Vehicle bombs fall into three categories:

  • large vehicle-borne improvised explosive device (LVBIED). An LVBIED is a lorry or truck filled with explosives. These vehicles enable terrorists to carry very large amounts of explosives, possibly several tons, to a target and cause casualties and destruction over a range of hundreds of feet.
  • vehicle-borne improvised explosive device (VBIED). A VBIED is a car or van filled with explosive, driven to a target and then detonated.
  • under vehicle improvised explosive device (UVIED). A UVIED is a type of small, 'booby-trap' improvised explosive device placed in, on, or under a vehicle, and designed to explode when the vehicle moves.

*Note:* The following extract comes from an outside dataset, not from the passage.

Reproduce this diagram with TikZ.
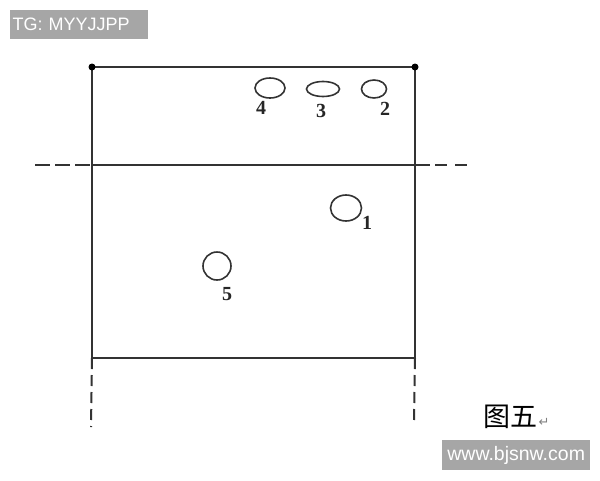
\documentclass[tikz,border=0pt]{standalone}
\usepackage{fontspec}
\setmainfont{Liberation Serif}
\newfontfamily\wmfont{Liberation Sans}
\newfontfamily\cjk{Noto Sans CJK SC}
\newfontfamily\symfont{DejaVu Sans}
\begin{document}
\begin{tikzpicture}[x=1pt,y=-1pt,
  ln/.style={draw=black!80,line width=2pt},
  dsh/.style={draw=black!80,line width=2pt,dash pattern=on 15pt off 5pt},
  vdsh/.style={draw=black!80,line width=2pt,dash pattern=on 11pt off 6pt},
  hole/.style={draw=black!80,line width=1.6pt},
  num/.style={font=\bfseries\fontsize{20}{20}\selectfont,text=black!85,inner sep=0pt},
  wm/.style={fill=black!35,text=white,font=\wmfont\fontsize{18}{18}\selectfont,inner sep=0pt}]
\useasboundingbox (0,0) rectangle (600,480);
% watermark top-left
\node[wm,minimum width=138pt,minimum height=29pt,anchor=north west,align=left,text width=133pt] (tg) at (10,10) {TG: MYYJJPP};
% frame coordinates
\coordinate (tl) at (92,67);
\coordinate (tr) at (415,67);
\coordinate (ml) at (92,165);
\coordinate (mr) at (415,165);
\coordinate (bl) at (92,358);
\coordinate (br) at (415,358);
\coordinate (dl) at (35,165);
\coordinate (mr2) at (430,165);
\coordinate (dr2) at (435,165);
\coordinate (dr) at (470,165);
\coordinate (ll) at (91,427);
\coordinate (lr) at (414,424);
\draw[ln] (bl) -- (tl) -- (tr) -- (br) -- cycle;
\draw[ln] (ml) -- (mr2);
\draw[dsh] (dl) -- (ml);
\draw[draw=black!80,line width=2pt,dash pattern=on 12pt off 8pt] (dr2) -- (dr);
\draw[vdsh] (bl) -- (ll);
\draw[vdsh] (br) -- (lr);
\fill[black] (tl) circle (3.5pt);
\fill[black] (tr) circle (3.5pt);
% holes
\draw[hole] (270,88) ellipse [x radius=15, y radius=10];
\draw[hole] (323,89) ellipse [x radius=16.5, y radius=7.5];
\draw[hole] (374,89) ellipse [x radius=12.5, y radius=9];
\draw[hole] (346,208) ellipse [x radius=15.5, y radius=13];
\draw[hole] (217,266) ellipse [x radius=14, y radius=14];
\node[num] (n4) at (261,108) {4};
\node[num] (n3) at (321,111) {3};
\node[num] (n2) at (385,109) {2};
\node[num] (n1) at (367,223) {1};
\node[num] (n5) at (227,294) {5};
% caption
\node[font=\cjk\fontsize{27}{27}\selectfont,inner sep=0pt] (cap) at (510,417) {图五};
\node[font=\symfont\fontsize{13}{13}\selectfont,text=black!50,inner sep=0pt] (ret) at (544,422) {↵};
% watermark bottom-right
\node[wm,font=\wmfont\fontsize{19.5}{19.5}\selectfont,minimum width=148pt,minimum height=30pt,anchor=north west,align=center] (web) at (442,440) {www.bjsnw.com};
\end{tikzpicture}
\end{document}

Vehicle bombs typically use an improvised explosive; sometimes a flammable substance is added to enhance the effect e.g. liquefied petroleum gas (LPG). The bomb can be made in advance at a safe location some distance from the target. The explosive may be in the load-carrying area of the vehicle, concealed in the chassis or behind panels, or in one or more containers such as a beer kegs, dustbins, wheelie bins or large suitcases. Once assembled, the bomb can be delivered at a time of the terrorists' choosing and with reasonable precision, depending on defenses. It can be detonated from a safe distance using a timer or remote control, or detonated on the spot by a suicide bomber.